К сожалению, на родине, в России ни одна из книг Абрама Соломоновича до сих пор не издана целиком. «Тайная мудрость.» печаталась дважды – в 1966 и 1991 годах, оба раза сокращенная почти вдвое. Несмотря на это, у нас есть ряд его последователей и почитателей. О Залманове пишут книги. В них плоды его трудов именуют зачастую уже не методом, а учением.

Один из авторов – Олег Мазур – ставит имя Залманова «в один ряд с именами Гиппократа, Авиценны, Галена, Везалия, Пара-цельса и других корифеев медицинской науки». Со мной связался доктор Юрий Яковлевич Каменев из Петербурга, он давно лечит по методу Залманова, собирает документы о нем, всячески популяризирует теорию капилляротерапии. Говорит, что считает целью своей жизни издание всех трудов Абрама Соломоновича на русском языке в полном объеме и открытие в Петербурге музея Залманова. Сам Юрий Яковлевич пишет книгу «Трудный путь доктора Залманова в Россию».

Литли

Дочь Абрама Соломоновича и Златы Александровны Лопатиной, Литли, приехала со своей матерью в СССР. Одно время жила в Воронеже, потом в Москве. Вышла замуж и родила двух дочерей: Ольгу и Анну, звавшихся в семье Эльга и Анка. В Москве они вначале поселились у родственников на Банковском, благо в большой квартире можно было найти место. Однако вскоре жилищное начальство нашло в этом какой-то непорядок, и Лопатиных переселили в Вешняки, тогда – московский пригород. Там они какое-то время жили в бараке, потом – в фанерном доме без удобств, вода в колонке. Злата Александровна сильно болела, десять лет не вставала, страдая от сильных болей. Литли много сил тратила на уход за матерью. Младшая дочь, Анка, тоже с детства сильно хворала. Однако все эти обстоятельства я узнал позднее.

Литли Абрамовна большую часть жизни работала диктором советского радио, вещавшего на итальянском языке. В конце пятидесятых, в хрущевскую оттепель, она наконец смогла поехать в гости к отцу в Париж. Гардероб для визита собирали по всем знакомым – точных сведений о том, что нынче модно во Франции, не было никаких. Литли была уверена, что она «на уровне» – друзья поделились лучшим. Вернувшись, Литли рассказывала, что первой реакцией отца, не видевшего дочь более двадцати лет, были слова о необходимости прямо из аэропорта ехать в магазин, чтобы прилично ее одеть.
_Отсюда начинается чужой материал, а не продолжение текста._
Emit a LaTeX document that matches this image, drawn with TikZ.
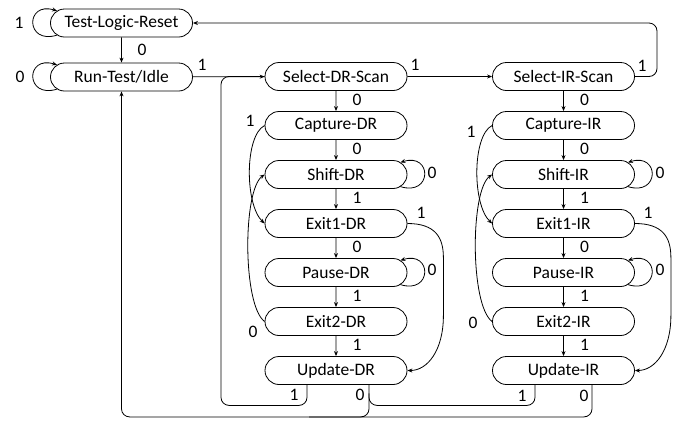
\documentclass[tikz,border=0pt]{standalone}
\usepackage{fontspec}
\setmainfont{Carlito}
\usetikzlibrary{shapes.misc,arrows.meta,calc}
\begin{document}
\begin{tikzpicture}[x=1pt,y=-1pt,
  st/.style={draw, rounded rectangle, minimum width=142pt, minimum height=28pt, inner sep=0pt, font=\fontsize{17.5}{20}\selectfont, line width=0.8pt},
  lb/.style={font=\fontsize{17.5}{20}\selectfont, inner sep=0pt},
  ar/.style={-{Stealth[length=5pt,width=4pt]}, line width=0.8pt},
  ln/.style={line width=0.8pt}]
\useasboundingbox (0,0) rectangle (681,424);
% states
\node[st] (tlr) at (121.5,23) {Test-Logic-Reset};
\node[st] (rti) at (121.5,77) {Run-Test/Idle};
\node[st] (sdr) at (336,76.5) {Select-DR-Scan};
\node[st] (cdr) at (336,125.5) {Capture-DR};
\node[st] (shd) at (336,174.5) {Shift-DR};
\node[st] (e1d) at (336,223.5) {Exit1-DR};
\node[st] (pdr) at (336,272.5) {Pause-DR};
\node[st] (e2d) at (336,321.5) {Exit2-DR};
\node[st] (udr) at (336,370.5) {Update-DR};
\node[st] (sir) at (563.5,76.5) {Select-IR-Scan};
\node[st] (cir) at (563.5,125.5) {Capture-IR};
\node[st] (shi) at (563.5,174.5) {Shift-IR};
\node[st] (e1i) at (563.5,223.5) {Exit1-IR};
\node[st] (pir) at (563.5,272.5) {Pause-IR};
\node[st] (e2i) at (563.5,321.5) {Exit2-IR};
\node[st] (uir) at (563.5,370.5) {Update-IR};
% top transitions
\draw[ar] (tlr) -- (rti);
\draw[ar] (rti) -- (sdr);
\draw[ar] (sdr) -- (sir);
\coordinate (c1) at (657,76.5);
\coordinate (c2) at (657,23);
\draw[ar, rounded corners=8pt] (sir.east) -- (c1) -- (c2) -- (tlr.east);
% left self loops
\draw[ar] ($(tlr.west)+(7,12.1)$) .. controls +(-32,10) and +(-32,-10) .. ($(tlr.west)+(7,-12.1)$);
\draw[ar] ($(rti.west)+(7,12.1)$) .. controls +(-32,10) and +(-32,-10) .. ($(rti.west)+(7,-12.1)$);
% columns
\foreach \a/\b in {sdr/cdr,cdr/shd,shd/e1d,e1d/pdr,pdr/e2d,e2d/udr,sir/cir,cir/shi,shi/e1i,e1i/pir,pir/e2i,e2i/uir}
  \draw[ar] (\a) -- (\b);
% right self loops
\foreach \n in {shd,pdr,shi,pir}
  \draw[ar] ($(\n.east)+(-7,12.1)$) .. controls +(32,10) and +(32,-10) .. ($(\n.east)+(-7,-12.1)$);
% left curves
\draw[ar] (cdr.west) .. controls +(-20,10) and +(-20,-19) .. (e1d.west);
\draw[ar] (e2d.west) .. controls +(-22,-16) and +(-22,16) .. (shd.west);
\draw[ar] (cir.west) .. controls +(-20,10) and +(-20,-19) .. (e1i.west);
\draw[ar] (e2i.west) .. controls +(-22,-16) and +(-22,16) .. (shi.west);
% right curves
\draw[ar] (e1d.east) .. controls +(28,0) and +(0,-20) .. ($(e1d.east)+(36,34)$) -- ($(udr.east)+(36,-55)$) .. controls +(0,35) and +(20,0) .. (udr.east);
\draw[ar] (e1i.east) .. controls +(28,0) and +(0,-20) .. ($(e1i.east)+(36,34)$) -- ($(uir.east)+(36,-55)$) .. controls +(0,35) and +(20,0) .. (uir.east);
% bottom returns
\coordinate (ud1) at ($(udr.south)+(-29,0)$);
\coordinate (ud0) at ($(udr.south)+(33,0)$);
\coordinate (ui1) at ($(uir.south)+(-28.5,0)$);
\coordinate (ui0) at ($(uir.south)+(28.5,0)$);
\coordinate (lft) at (221,76.5);
\draw[ln, rounded corners=8pt] (ud1) -- ++(0,20.5) -| (lft) -- (sdr.west);
\draw[ar, rounded corners=8pt] (ud0) -- ++(0,32) -| (rti.south);
\coordinate (jn) at ($(ud0)+(0,20.5)$);
\draw[ln, rounded corners=8pt] (ui1) -- ++(0,20.5) -- (jn) -- ++(0,-12);
\coordinate (bt) at ($(ud0)+(-60,32)$);
\draw[ln, rounded corners=8pt] (ui0) -- ++(0,32) -- (bt);
% labels
\node[lb] (l1) at (19,23) {1};
\node[lb] (l2) at (20,77) {0};
\node[lb] (l3) at (142,50) {0};
\node[lb] (l4) at (202,65) {1};
\node[lb] (l5) at (415,65) {1};
\node[lb] (l6) at (642,66) {1};
\node[lb] (d1) at (357,100) {0};
\node[lb] (d2) at (357,149) {0};
\node[lb] (d3) at (357,198) {1};
\node[lb] (d4) at (357,247) {0};
\node[lb] (d5) at (357,296) {1};
\node[lb] (d6) at (357,345) {1};
\node[lb] (d7) at (250,121) {1};
\node[lb] (d8) at (432,173) {0};
\node[lb] (d9) at (432,270) {0};
\node[lb] (d10) at (421,213) {1};
\node[lb] (d11) at (253,332) {0};
\node[lb] (d12) at (294,395) {1};
\node[lb] (d13) at (360,395) {0};
\node[lb] (i1) at (584.5,100) {0};
\node[lb] (i2) at (584.5,149) {0};
\node[lb] (i3) at (584.5,198) {1};
\node[lb] (i4) at (584.5,247) {0};
\node[lb] (i5) at (584.5,296) {1};
\node[lb] (i6) at (584.5,345) {1};
\node[lb] (i7) at (471,132) {1};
\node[lb] (i8) at (660,173) {0};
\node[lb] (i9) at (660,270) {0};
\node[lb] (i10) at (648,213) {1};
\node[lb] (i11) at (473,323) {0};
\node[lb] (i12) at (522,396) {1};
\node[lb] (i13) at (584,396) {0};
\end{tikzpicture}
\end{document}
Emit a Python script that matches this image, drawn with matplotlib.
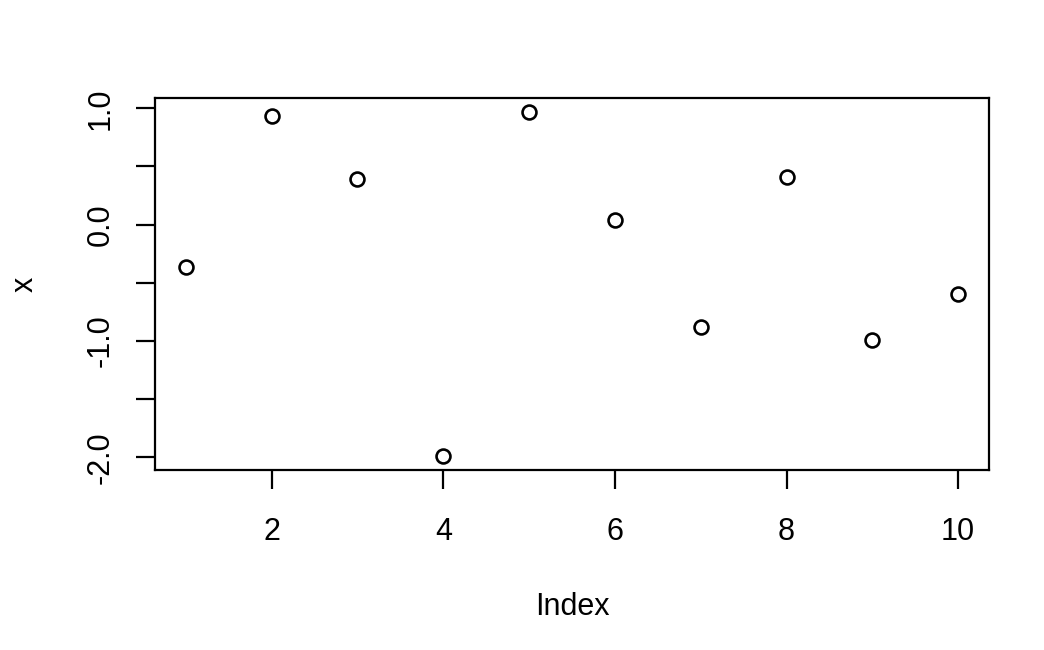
import numpy as np
import matplotlib
matplotlib.use('Agg')
from matplotlib import pyplot as plt

index = [1, 2, 3, 4, 5, 6, 7, 8, 9, 10]
x = [-0.36, 0.93, 0.39, -1.99, 0.97, 0.04, -0.88, 0.41, -0.99, -0.60]

xticks = [2, 4, 6, 8, 10]
yticks = [1.0, 0.5, 0.0, -0.5, -1.0, -1.5, -2.0]
ylabels = ['1.0', '', '0.0', '', '-1.0', '', '-2.0']

plt.rcParams['font.family'] = ['Liberation Sans', 'DejaVu Sans']

W, H = 1044, 650
fig = plt.figure(figsize=(W / 100, H / 100), dpi=100)
ax = fig.add_axes([155 / W, 1 - 470 / H, (989 - 155) / W, (470 - 98) / H])

ax.plot(index, x, 'o', markersize=10, markerfacecolor='none',
        markeredgecolor='black', markeredgewidth=1.9)

# R style 4% padding
xr = max(index) - min(index)
yr = max(x) - min(x)
ax.set_xlim(min(index) - 0.04 * xr, max(index) + 0.04 * xr)
ax.set_ylim(min(x) - 0.04 * yr, max(x) + 0.04 * yr)

ax.set_xticks(xticks)
ax.set_xticklabels([str(t) for t in xticks])
ax.set_yticks(yticks)
ax.set_yticklabels(ylabels, rotation=90, va='center')

for s in ax.spines.values():
    s.set_linewidth(1.6)
ax.tick_params(length=13.5, width=1.6, labelsize=22)
ax.tick_params(axis='x', pad=20)
ax.tick_params(axis='y', pad=15)

fig.text(572 / W, 1 - 607 / H, 'Index', fontsize=22, ha='center', va='center')
fig.text(25 / W, 1 - 284 / H, 'x', fontsize=22, ha='center', va='center', rotation=90)

fig.savefig('out.png', dpi=100)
Она была первым побывавшим за границей человеком, которого я увидел. Абсолютное большинство наших сограждан о поездке за границу тогда даже не мечтали. Тот же, кому выпадал счастливый случай, вернувшись, долго ходил по гостям, дарил разные грошовые мелочи и рассказывал, рассказывал.

Литли я запомнил и начал воспринимать как родственницу именно после такой встречи. Что она рассказывала об отце, о Париже, о Франции, я, конечно, не помню. Мне она подарила четыре фигурки из неведомого у нас материала – думаю, все же это была пластмасса, но обработанная по технологии, делавшей ее поверхность неотличимой от бронзы. Две поменьше – сантиметра по три в высоту – изображали средневековых воинов – одного в русском, а другого в западном доспехах. Два побольше – сантиметров по пять – были Бальзак и Гамбетта. Бальзак стоял в халате, с толстым животом, хмурый и сердитый. А Гамбетта в расстегнутом сюртуке, жилете и ловко сидящих панталонах произносил речь, жестикулируя левой рукой, а в правой держал листки с текстом.

Все фигурки были очень хороши. Их отличала от тогдашних (да и от большинства теперешних) игрушек аккуратная подробность мелких черт. Особенно мне нравился Гамбетта – такой возвышенно-благородный, порывистый и красивый. Потом я прочитал о нем в Энциклопедическом словаре: «франц. бурж. политич. деятель» и что он «пытался демагогически заигрывать с рабочим классом», был «министром внутр. дел в пр-ве „национальной обороны“, предавшем Францию» и прочие гадости. Я не поверил: мой Гамбетта был такой благородный, он не мог совершить ничего подлого. Все написанное я отнес на счет антикапиталистической пропаганды.